There are a pair of drugstores in Brooklyn called Silver Rod. The two stores are in about as far flung as two neighborhoods in Brooklyn can be, one in Bensonhurst and another in East Flatbush. They’re the remnants of what once was a fairly large drugstore chain, such as the CVS and Walgreens of today.
Above is the location in Bensonhurst, at 64-04 18th Avenue. Bensonhurst was once one of the Italian-American strongholds in Brooklyn, but has evolved into a Russian and Chinese neighborhood, with some Italians hanging tough. I walked 18th Avenue for FNY over a decade ago, and it bears doing a second walk as it has no doubt much changed since then.
The other surviving Silver Rod Drugs is at 5105 Church Avenue (near East 51st Street) in the heart of African-Caribbean American East Flatbush. Church Avenue is an ancient colonial-era route named for the Reformed Church at Flatbush and Church Avenues, a congregation founded in the 1690s and surrounded by a cemetery with tombstones in the Dutch language.
From the 1940 Municipal Archives comes this photo of Silver Rod Stores at 1504 Avenue J. At the time the branch was billing itself “Silver Rod Stores” but I don’t doubt it was still a pharmacy. To this day, many drugstores have no problem selling cigarettes and cigars.
Where does the name “Silver Rod” come from? This 1937 New York Times article states that at the time 14 stores were closed because of a strike, and I imagine there were more stores than that.
The genesis of the name becomes somewhat clearer thanks to a Commenter, “nycrefugee” who points to an item in geni.com on immigrant Joe Silverstein:
Silver Rod Stores. In 1919, Joe Silverstein incorporated his drugstore at 127 Delancey Street as Silver Rod Stores (Drugstore) along with S. & L. Rodnon (Simon and Louis).
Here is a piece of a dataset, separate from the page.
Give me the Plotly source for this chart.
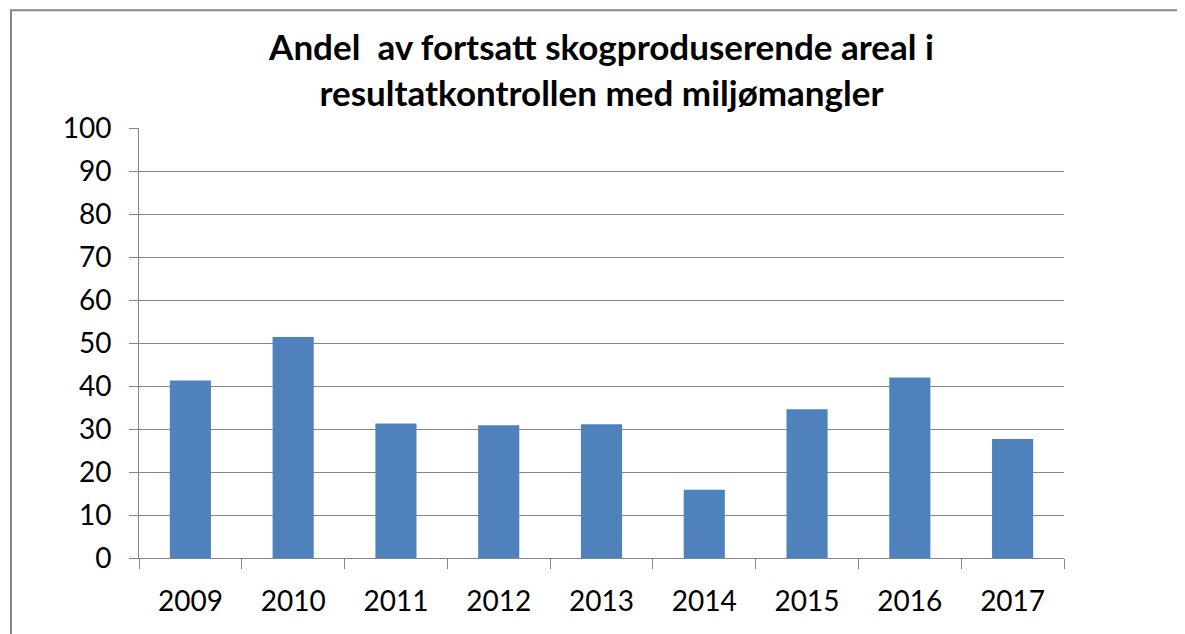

Simon and Louis Rodnon were partners in Rodnon Brothers Cigars at 140 Delancey Street, according to R. L. Polk & Co.’s Trow New York Copartnership and Corporation Directory, Boroughs of Manhattan and Bronx for 1919, page 982. When he registered for the World War I Draft in June, 1917, Louis Rodnon wrote that he was from Poltava, Russia; born Aug. 11, 1888, and was the “owner of a cigar store and garage” at 140 Delancey Street, NY.
The incorporation of Silver Rod Stores of 127 Delancey Street was reported in the trade journal Oil, Paint and Drug Reporter, August 1919, p. 53. It was said to involve “drugs, confectionery and tobacco . . . with $60,000 capital” in — Drug & Chemical Markets, Volume 5 (1919). It was written up in the journal of the National Association of Retail Druggists, 1919, as “The organizers of the Silver Rod Stores, Inc., of Manhattan, are meeting with fine success in their venture. Their Delancey street store specializes on drugs, confectionery and tobacco. More stores of the same kind are planned. The owners, Mr. J. Silverstein and S. and L. Rodnon are well known in the New York City drug circles and a prosperous future is predicted for their endeavors in the retail drug line”
Thus it becomes clear that the former chain was named for founders Joe Silverstein and the Rodnon brothers, Simon and Louis.